Friday, September 07, 2007

Ashes to Ashes

This afternoon, I went to the funeral home and picked up my step-father's ashes. A small, compact container wrapped tightly in cardboard and sealed with official notification of its contents weighed heavily in my arms as I carried it down the steps.

Once in my car, I sat in the driver's seat and hugged that box to my chest, breathing quietly, feeling its weight in my lap. When I was ready, I placed the box gingerly on the passenger seat, and began to drive back towards my mother's house, where I would deliver her beloved husband's remains into her trembling hands. During that ride, I rested my right hand on top of the little box, just as I might rest my hand on my son's shoulder.

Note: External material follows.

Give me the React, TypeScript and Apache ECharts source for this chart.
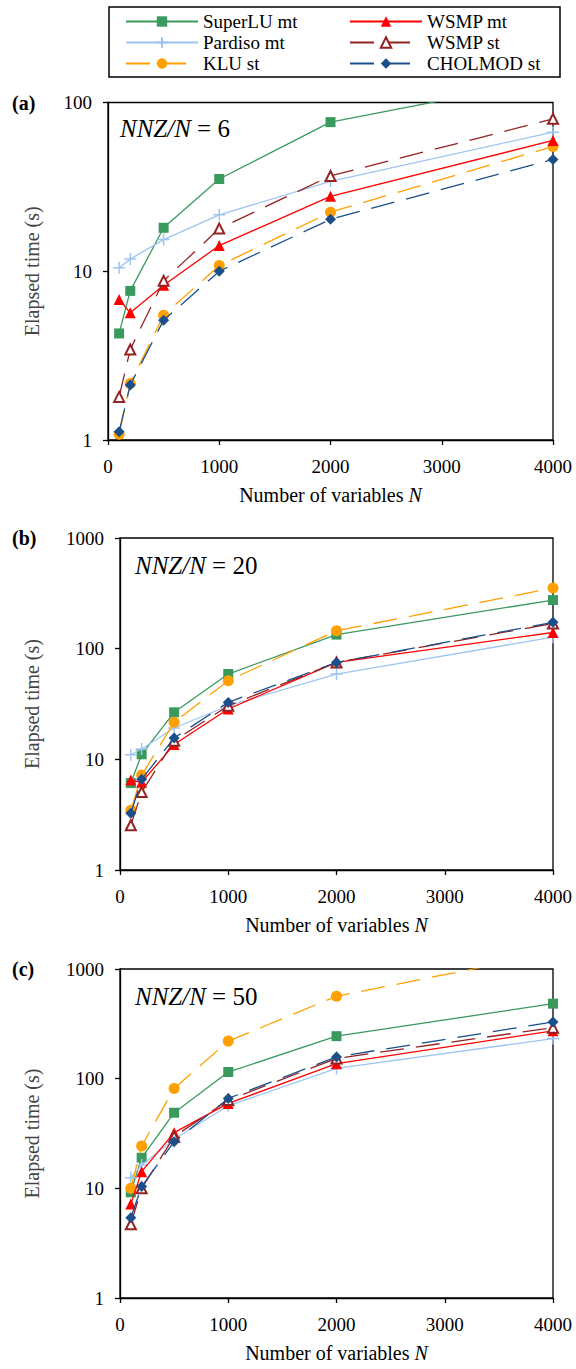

About half-way home, I realized that I was carefully avoiding bumps and pot-holes, gingerly taking turns, as if a fragile and easily damaged cargo sat beside me. Perhaps that fragile cargo was actually my own heart, heavy with grief, relieved that his suffering was over, and worried for my mother's future and well-being. Carrying those ashes was like being a solitary pall-bearer, shouldering a container whose contents were undeniably heavy, but whose ultimate goal was lightness and the shedding of the physical body's weight.

Resting that box on the piano in the living room after everyone had a chance to feel its weight, it was so very apparent that he is not actually in that box. What is in that box is simply the remains of a body, a vessel, a vehicle that propelled that soul through this life for eighty years. That soul, that spirit, is now free, roaming a world of which we can only dream. Blessings on that soul, even as the ashes and dust and bone fragments which remain with us are scattered to the winds of the earth.

Tomorrow, we celebrate that soul's accomplishments and that body's life on earth. And then we move on without him at our side, but with him always in our hearts.